My parents understood the need to give up the drugs and alcohol. But they were confused about how they could come up with a completely new set of friends overnight. And as for the way they dressed, they could barely afford the clothes they had. How were they supposed to afford an all-new wardrobe?
My dad initially had a problem with marriage. He had been briefly married when he was sixteen. His girlfriend got pregnant, so they married. But when she had a miscarriage, they decided they didn’t want to be together and divorced after less than six months together. There had been a few times in the past when my dad had asked my mom if she would marry him if he asked. She kept saying she would, but my dad never asked. He told my mom he had no interest in marrying because he had never seen a good marriage—not when he was growing up and not for the few months he was married. But as he considered what the pastor had said about needing to marry, he agreed.

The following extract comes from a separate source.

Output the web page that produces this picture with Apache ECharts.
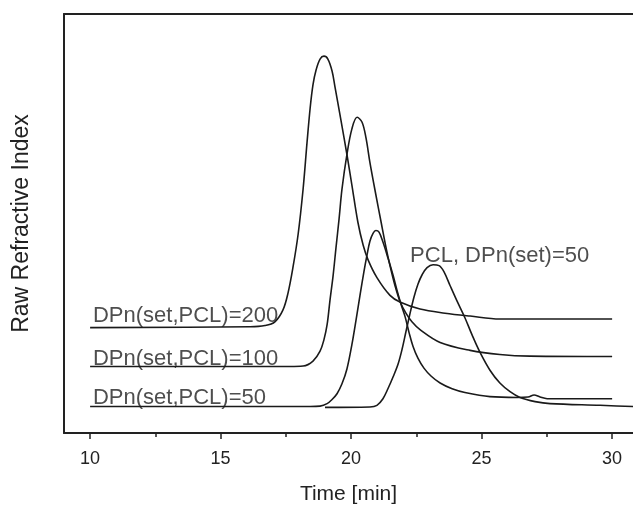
<!DOCTYPE html>
<html>
<head>
<meta charset="utf-8">
<script src="https://cdn.jsdelivr.net/npm/echarts@6/dist/echarts.min.js"></script>
<style>
html,body{margin:0;padding:0;background:#fff;}
#chart{width:633px;height:510px;}
</style>
</head>
<body>
<div id="chart"></div>
<script>
// Tick labels / ticks (minutes)
const majorTicks = [10, 15, 20, 25, 30];
const minorTicks = [12.5, 17.5, 22.5, 27.5];

// Curve data: [time (min), raw refractive index (a.u.)]
const dp200 = [[10,25.5],[16.13,25.7],[16.70,26.0],[17.08,26.9],[17.39,29.8],[17.58,33.8],[17.77,40.0],[17.97,48.1],[18.16,59.0],[18.31,70.2],[18.43,78.6],[18.54,84.3],[18.66,87.9],[18.81,90.5],[18.96,91.2],[19.11,90.5],[19.27,87.6],[19.38,83.8],[19.61,75.7],[19.84,67.4],[20.03,60.0],[20.26,51.0],[20.46,45.5],[20.65,41.9],[20.99,37.6],[21.49,33.3],[21.87,31.7],[22.64,30.0],[23.60,29.0],[24.56,28.3],[25.70,27.6],[30,27.6]];
const dp100 = [[10,16.1],[17.66,16.1],[18.16,16.2],[18.54,17.4],[18.81,19.8],[18.96,22.6],[19.08,26.2],[19.19,32.1],[19.31,38.1],[19.42,44.8],[19.54,51.9],[19.65,59.0],[19.84,67.4],[20.03,73.6],[20.23,76.4],[20.42,75.2],[20.57,71.4],[20.72,65.5],[20.95,57.6],[21.15,51.0],[21.34,44.8],[21.49,40.5],[21.68,35.7],[21.87,31.9],[22.10,29.0],[22.33,26.9],[22.64,25.0],[23.41,21.9],[24.56,20.0],[25.70,19.0],[26.85,18.6],[30,18.5]];
const dp50 = [[10,6.4],[18.43,6.4],[18.81,6.5],[19.08,7.1],[19.27,8.1],[19.46,9.5],[19.65,11.9],[19.84,15.5],[20.03,21.4],[20.19,27.4],[20.34,33.3],[20.49,39.0],[20.61,43.1],[20.72,46.4],[20.84,48.3],[20.95,49.0],[21.07,48.6],[21.22,46.2],[21.41,42.4],[21.61,38.1],[21.76,34.5],[21.91,31.2],[22.07,28.1],[22.22,24.3],[22.37,21.0],[22.56,18.1],[22.79,15.7],[23.06,13.8],[23.41,12.1],[23.87,10.7],[24.36,9.8],[25.32,8.8],[26.36,8.6],[26.78,8.7],[27.01,9.2],[27.24,8.7],[27.51,8.3],[30,8.3]];
const pcl50 = [[19.0,6.2],[20.72,6.3],[20.99,6.7],[21.22,8.3],[21.41,10.7],[21.61,13.6],[21.80,16.7],[21.95,20.2],[22.10,24.5],[22.26,29.0],[22.41,32.9],[22.56,36.0],[22.72,38.3],[22.91,40.0],[23.14,40.7],[23.37,40.5],[23.56,39.0],[23.79,35.7],[24.06,31.9],[24.36,27.9],[24.63,23.8],[24.94,19.5],[25.32,15.2],[25.70,12.1],[26.09,10.0],[26.47,8.6],[27.05,7.6],[27.62,7.1],[29.54,6.7],[30.80,6.4],[31.5,6.3]];

// Annotation labels
const labelTexts = ['DPn(set,PCL)=200', 'DPn(set,PCL)=100', 'DPn(set,PCL)=50', 'PCL, DPn(set)=50'];
const labelT = [10.11, 10.11, 10.11, 22.26];
const labelV = [28.3, 18.0, 8.5, 42.8];

const FONT = '"Liberation Sans", Arial, sans-serif';
const INK = '#222';
const chart = echarts.init(document.getElementById('chart'), null, {renderer: 'canvas'});

function curve(name, data) {
  return {
    name: name, type: 'line', data: data, xAxisIndex: 0, yAxisIndex: 0,
    showSymbol: false, smooth: 0.35, silent: true,
    lineStyle: {color: '#1a1a1a', width: 1.6},
    animation: false, clip: true
  };
}

const xMin = 9, xMax = 30.8;
chart.setOption({
  animation: false,
  backgroundColor: '#fff',
  grid: {left: 64, right: 0, top: 14, bottom: 70, show: false},
  xAxis: [{
    type: 'value', min: xMin, max: xMax, position: 'bottom',
    name: 'Time [min]', nameLocation: 'middle', nameGap: 51,
    nameTextStyle: {fontFamily: FONT, fontSize: 21, color: INK},
    axisLine: {show: true, onZero: false, lineStyle: {color: INK, width: 2}},
    axisTick: {show: true, length: 6, inside: false, customValues: majorTicks, lineStyle: {color: INK, width: 1.5}},
    axisLabel: {show: true, customValues: majorTicks, margin: 17, fontFamily: FONT, fontSize: 18, color: INK},
    splitLine: {show: false}
  }, {
    type: 'value', min: xMin, max: xMax, position: 'bottom', gridIndex: 0,
    axisLine: {show: false, onZero: false},
    axisTick: {show: true, length: 4, inside: false, customValues: minorTicks, lineStyle: {color: INK, width: 1.5}},
    axisLabel: {show: false},
    splitLine: {show: false}
  }, {
    type: 'value', min: xMin, max: xMax, position: 'top', gridIndex: 0,
    axisLine: {show: true, onZero: false, lineStyle: {color: INK, width: 2}},
    axisTick: {show: false}, axisLabel: {show: false}, splitLine: {show: false}
  }],
  yAxis: {
    type: 'value', min: 0, max: 101.4,
    name: 'Raw Refractive Index', nameLocation: 'middle', nameGap: 31, nameRotate: 90,
    nameTextStyle: {fontFamily: FONT, fontSize: 23, color: INK},
    axisLine: {show: true, onZero: false, lineStyle: {color: INK, width: 2}},
    axisTick: {show: false}, axisLabel: {show: false}, splitLine: {show: false}
  },
  series: [
    curve('DPn(set,PCL)=200', dp200),
    curve('DPn(set,PCL)=100', dp100),
    curve('DPn(set,PCL)=50', dp50),
    curve('PCL, DPn(set)=50', pcl50),
    {
      type: 'scatter', silent: true, symbolSize: 0, animation: false,
      data: labelTexts.map((t, i) => [labelT[i], labelV[i], t]),
      label: {show: true, position: 'right', distance: 0, formatter: p => p.data[2],
        fontFamily: FONT, fontSize: 22, color: INK}
    }
  ]
});
</script>
</body>
</html>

The pastor gave my parents a Bible, but he didn’t give them any practical help for how to make the changes he told them they must make.
As a result, they left the church asking themselves, How can we do all that?
CHANGED FOR GOOD
The Bible the pastor had given my parents was a King James Version. Reading was difficult for my dad, and the King James was even more of a challenge, so my mom read to him from the Bible. They continued to talk about church, and my mom mentioned that coworkers had been talking to her about Jesus and had said my parents would be welcome at their church regardless of how they looked or dressed. My dad agreed to try it.
They planned to attend the Assemblies of God church on the first Sunday evening of the new year—January 2, 1977. My dad helped a friend move that morning, then went out with his friend that afternoon.
As my mom was getting ready for church, he called.r />
“Where are you?” she asked him.
“I’m at a Mexican restaurant.”
She knew he was at the only local restaurant that served beer on Sundays. “Have you been drinking?”
“Oh, just a little.”
When my dad came home to pick her up for church, he and his friend were laughing about how they had been busting out lights at the restaurant. They had been drinking more than “just a little.”
My mom started crying. From the night they had prayed at Meb’s church, neither of them had used drugs or alcohol—not even on New Year’s Eve. “There’s no way I’m going to church with you guys,” she told him.
My mom’s mother was watching April that evening, so when my mom saw how drunk my dad and his friend were, she immediately left for church alone.
Because it was a Sunday evening, the crowd of about three hundred wasn’t as large as for a morning service. About eight rows of folding chairs at the back of the sanctuary had been roped off so the people would sit closer to the front. My mom took a seat by herself in the middle of the last available row. Shortly after the service began, she heard a commotion behind her. She looked over her shoulder to see my dad and his friend stumbling through the doors in the back.
My mom’s first reaction was to hide. She turned back toward the front, slumped in her seat, and tried to blend in with the others in front of her. It didn’t work. My dad and his friend spotted her and made their way toward her. But not by walking down the aisle and quietly slipping into the row where my mom was sitting. My dad started off on the most direct route from point A to point B—by stepping over the roped-off rows of chairs!
My mom continued to look forward while everyone else turned their attention to the two drunken chair-jumpers. My dad and his friend plopped down right next to my embarrassed mom, and the friend chattered away.
An usher seeking to calm the ruckus came over and asked my dad’s friend if he would like to sit next to him, and my dad’s drinking buddy obliged.